Back in 2003, when Robert Lucas, a distinguished Nobel laureate and practitioner of economic principals, he discussed how the field of macroeconomics came to be “as part of the intellectual response to the Great Depression,” and he went onto explain that macroeconomics would continue to stave off depression for the foreseeable future. He was, of course, painfully incorrect.
In 2008, the United States endured its worst financial crisis since the Great Depression, leaving many without homes, jobs, or really much of anything. Naturally, when an economic meltdown takes place, voters blame the nearest sitting president which, at the time, was Former President Barack Obama.

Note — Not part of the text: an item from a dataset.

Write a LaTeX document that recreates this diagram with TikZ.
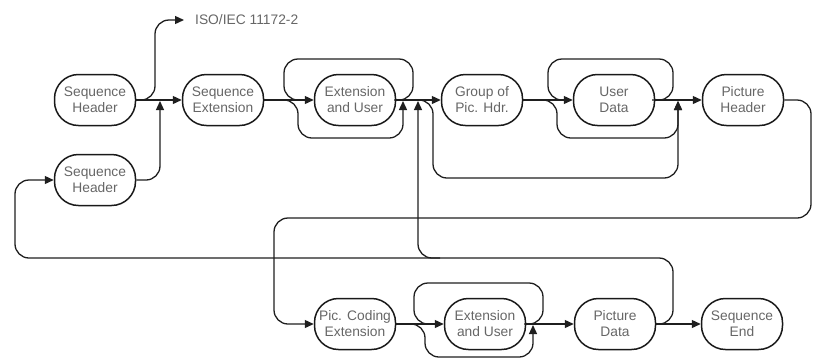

Over a decade has passed since the 2008 financial crisis and the U.S. economy has, for all intents and purposes, rebounded from such events. Having said that, trillions of dollars in were lost at the time in terms of personal wealth. The U.S. government itself lost somewhere around $5 trillion to $10 trillion worth of economic output. Pausing for a moment because I’ve been terribly rude. Some of you aren’t aware what caused the ’08 downturn in the first place. Well, it all started with those darned subprime mortgages and mortgage-backed securities.
A subprime mortgage is a long-term loan issued to an individual who, at one time, may have not been a very trustworthy individual and failed to repay their accumulated debts. These risky borrowers were given loans from major banking institutions to purchase things like cars, houses, and other investments that most people don’t have cash on-hand to procure. Hmm, lending money to people who’ve defaulted on loans before, sure, there’s no way this can turn sour.
So, we’ve given mortgages to people who’ve defaulted on loans before, no issue there, but banks needed to figure out how to cover their assets in the event that one of these people again defaulted on a payment.
Enter Mortgage-Backed securities, stage right, looking just terrifying….
Mortgage-Backed security was created by banks to sell claims to repayment streams from of a group of people’s subprime mortgages. For example, one could purchase one of these securities that had within it several subprime mortgages from those risky individuals we spoke about earlier. Interestingly enough, banks sold mortgage-backed securities to other banks who would then split up the securities into smaller chunks and sell those off to other banks.
Soon enough, millions of subprime mortgage borrowers had their loan repayments in the hands of banks across the country. But these banking institutions failed to recognize one crucial detail about all of this; the original borrowers of the subprime mortgages were approved for loans even though they had a history of failing to make good on payments.
To put it in more simpler terms, banks tried to make money off the fact that people wouldn’t pay their bills, but the revenue was supposed to be generated from people paying their bills; it made no sense. And, that, my friends, was the cause of the 2008 recession.
When the recession hit ten years ago, there were signs of economic downturn but no one had even the slightest clue that it would end up like it did. The same set of scenarios are presenting themselves currently and many are worried that another recession sits on the horizon. Interestingly enough, several financial experts have said that, while we can’t predict a recession, the U.S. government can enact certain automatic legislative policies to kick in as soon as economic troubles come around.
In the newest edition of Law and Macroeconomics: Legal Remedies to Recessions, Yale economist and law professor Yair Listokin argues that in the event of future recessions, the federal government should lower the cost of utilities for the American people so, in a time of crisis, we still have access to electricity, water, and heat. Other analysts have suggested that the government offer more employment opportunities to stimulate the economy during a recessionary period. If the government were to offer federally subsidized employment programs, it could assist low-income families in staying afloat.
When it all comes down to it, we have no idea if/when America will endure another financial crisis, but the U.S. government can prepare the nation in the meantime.